## TO BE DONE
Copy out all lines where "matplotlib" appears.
-- START AVAILABLE DATA --
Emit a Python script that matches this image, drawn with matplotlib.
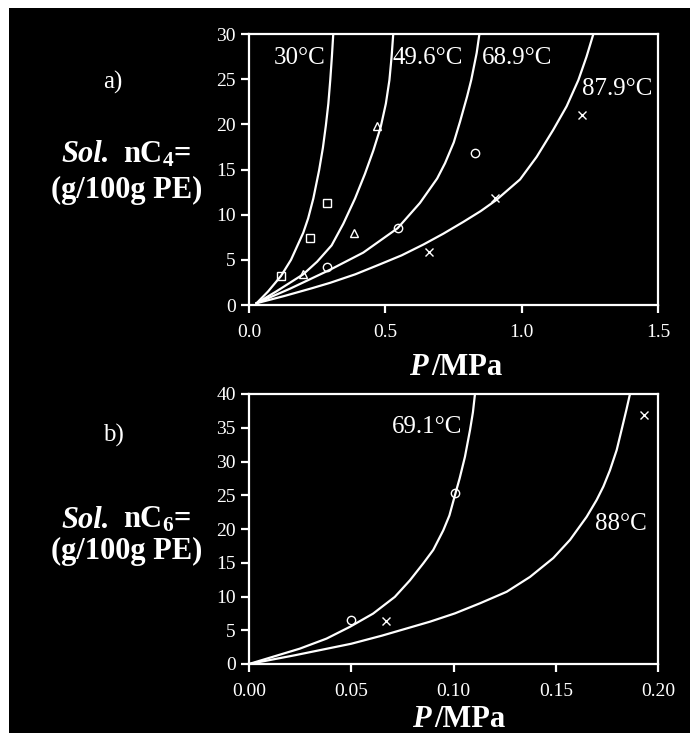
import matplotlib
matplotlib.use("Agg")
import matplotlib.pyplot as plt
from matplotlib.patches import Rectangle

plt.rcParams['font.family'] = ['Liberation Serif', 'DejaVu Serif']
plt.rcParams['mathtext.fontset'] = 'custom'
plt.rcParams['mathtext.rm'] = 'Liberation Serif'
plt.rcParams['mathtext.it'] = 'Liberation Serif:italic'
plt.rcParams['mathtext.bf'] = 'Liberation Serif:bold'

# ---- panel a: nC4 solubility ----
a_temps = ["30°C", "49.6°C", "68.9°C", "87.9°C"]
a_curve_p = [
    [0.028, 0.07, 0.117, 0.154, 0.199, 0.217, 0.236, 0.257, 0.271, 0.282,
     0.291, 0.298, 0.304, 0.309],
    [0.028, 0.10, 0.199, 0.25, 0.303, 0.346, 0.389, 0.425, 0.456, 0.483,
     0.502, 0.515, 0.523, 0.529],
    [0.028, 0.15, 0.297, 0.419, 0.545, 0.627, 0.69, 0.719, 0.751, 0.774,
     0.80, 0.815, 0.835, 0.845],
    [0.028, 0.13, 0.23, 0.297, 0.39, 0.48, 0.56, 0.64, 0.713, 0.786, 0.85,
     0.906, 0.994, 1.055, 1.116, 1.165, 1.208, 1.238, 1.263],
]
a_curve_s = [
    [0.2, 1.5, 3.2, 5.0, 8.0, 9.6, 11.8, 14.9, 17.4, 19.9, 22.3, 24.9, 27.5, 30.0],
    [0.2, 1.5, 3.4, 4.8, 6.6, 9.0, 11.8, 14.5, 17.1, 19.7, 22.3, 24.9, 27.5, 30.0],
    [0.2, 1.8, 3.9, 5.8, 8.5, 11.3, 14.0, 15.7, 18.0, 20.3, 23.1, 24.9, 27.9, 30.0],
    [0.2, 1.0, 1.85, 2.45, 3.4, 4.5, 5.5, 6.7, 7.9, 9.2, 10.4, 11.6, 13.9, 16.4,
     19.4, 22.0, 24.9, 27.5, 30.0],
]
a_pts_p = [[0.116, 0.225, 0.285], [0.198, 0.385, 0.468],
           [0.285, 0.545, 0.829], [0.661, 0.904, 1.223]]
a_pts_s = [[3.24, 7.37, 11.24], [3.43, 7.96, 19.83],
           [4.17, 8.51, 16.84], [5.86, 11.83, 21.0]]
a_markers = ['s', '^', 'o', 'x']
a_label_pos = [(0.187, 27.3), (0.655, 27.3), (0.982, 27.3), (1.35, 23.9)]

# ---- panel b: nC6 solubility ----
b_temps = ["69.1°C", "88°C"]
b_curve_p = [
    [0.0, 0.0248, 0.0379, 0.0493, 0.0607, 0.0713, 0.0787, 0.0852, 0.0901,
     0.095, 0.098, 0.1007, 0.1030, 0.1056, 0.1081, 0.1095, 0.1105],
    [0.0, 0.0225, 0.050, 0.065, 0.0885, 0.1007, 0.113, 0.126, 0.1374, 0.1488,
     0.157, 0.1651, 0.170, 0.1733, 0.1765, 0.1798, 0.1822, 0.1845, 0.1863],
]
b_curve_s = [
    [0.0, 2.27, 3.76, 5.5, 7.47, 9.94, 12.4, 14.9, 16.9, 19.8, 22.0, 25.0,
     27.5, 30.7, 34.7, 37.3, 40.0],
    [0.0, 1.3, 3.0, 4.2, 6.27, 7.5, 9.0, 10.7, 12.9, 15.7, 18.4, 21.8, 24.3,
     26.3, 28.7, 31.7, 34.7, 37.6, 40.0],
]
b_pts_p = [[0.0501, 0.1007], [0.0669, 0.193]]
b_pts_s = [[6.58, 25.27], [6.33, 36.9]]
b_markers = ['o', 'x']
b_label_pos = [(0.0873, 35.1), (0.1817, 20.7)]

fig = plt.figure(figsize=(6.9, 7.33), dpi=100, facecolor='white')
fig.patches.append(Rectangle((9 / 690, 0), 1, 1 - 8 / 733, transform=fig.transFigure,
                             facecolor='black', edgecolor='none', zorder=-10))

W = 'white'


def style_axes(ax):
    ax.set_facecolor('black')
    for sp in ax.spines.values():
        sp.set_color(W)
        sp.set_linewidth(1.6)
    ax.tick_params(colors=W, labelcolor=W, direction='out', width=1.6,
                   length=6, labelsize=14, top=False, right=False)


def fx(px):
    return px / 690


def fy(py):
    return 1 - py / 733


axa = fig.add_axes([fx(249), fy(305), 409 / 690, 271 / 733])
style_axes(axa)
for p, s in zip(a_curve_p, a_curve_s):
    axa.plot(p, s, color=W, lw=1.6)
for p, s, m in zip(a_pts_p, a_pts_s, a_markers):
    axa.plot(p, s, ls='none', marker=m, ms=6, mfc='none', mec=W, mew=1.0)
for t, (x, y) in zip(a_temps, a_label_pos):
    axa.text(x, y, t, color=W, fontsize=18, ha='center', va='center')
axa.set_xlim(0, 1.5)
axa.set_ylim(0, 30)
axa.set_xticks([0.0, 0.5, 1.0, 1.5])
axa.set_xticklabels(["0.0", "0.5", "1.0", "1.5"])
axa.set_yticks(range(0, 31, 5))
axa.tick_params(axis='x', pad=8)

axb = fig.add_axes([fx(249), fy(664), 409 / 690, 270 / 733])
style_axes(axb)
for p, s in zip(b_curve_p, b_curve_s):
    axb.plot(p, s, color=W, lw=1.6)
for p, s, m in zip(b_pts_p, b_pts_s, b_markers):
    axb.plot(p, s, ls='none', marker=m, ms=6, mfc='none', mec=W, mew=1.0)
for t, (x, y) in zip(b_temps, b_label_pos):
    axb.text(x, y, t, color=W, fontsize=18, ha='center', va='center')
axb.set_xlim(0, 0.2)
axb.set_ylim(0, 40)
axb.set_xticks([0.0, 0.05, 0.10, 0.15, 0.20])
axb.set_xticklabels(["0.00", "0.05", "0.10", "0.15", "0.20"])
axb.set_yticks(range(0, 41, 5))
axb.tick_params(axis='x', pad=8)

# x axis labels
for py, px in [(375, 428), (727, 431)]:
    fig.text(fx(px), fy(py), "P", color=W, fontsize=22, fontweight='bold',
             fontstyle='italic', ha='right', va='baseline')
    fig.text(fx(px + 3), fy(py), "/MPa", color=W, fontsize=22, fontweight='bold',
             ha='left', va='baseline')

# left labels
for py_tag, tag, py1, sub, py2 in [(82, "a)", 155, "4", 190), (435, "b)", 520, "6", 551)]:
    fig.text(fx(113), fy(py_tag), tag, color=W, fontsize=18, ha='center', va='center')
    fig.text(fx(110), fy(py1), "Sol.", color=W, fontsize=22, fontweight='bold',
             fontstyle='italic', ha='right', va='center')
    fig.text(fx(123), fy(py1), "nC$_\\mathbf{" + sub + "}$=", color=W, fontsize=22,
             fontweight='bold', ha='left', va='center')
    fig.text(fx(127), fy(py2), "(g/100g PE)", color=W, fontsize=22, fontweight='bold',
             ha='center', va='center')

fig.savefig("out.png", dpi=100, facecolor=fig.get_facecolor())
-- END AVAILABLE DATA --
## WRITTEN REPLY
Emit a Python script that matches this image, drawn with matplotlib.
import matplotlib
matplotlib.use("Agg")
import matplotlib.pyplot as plt
from matplotlib.patches import Rectangle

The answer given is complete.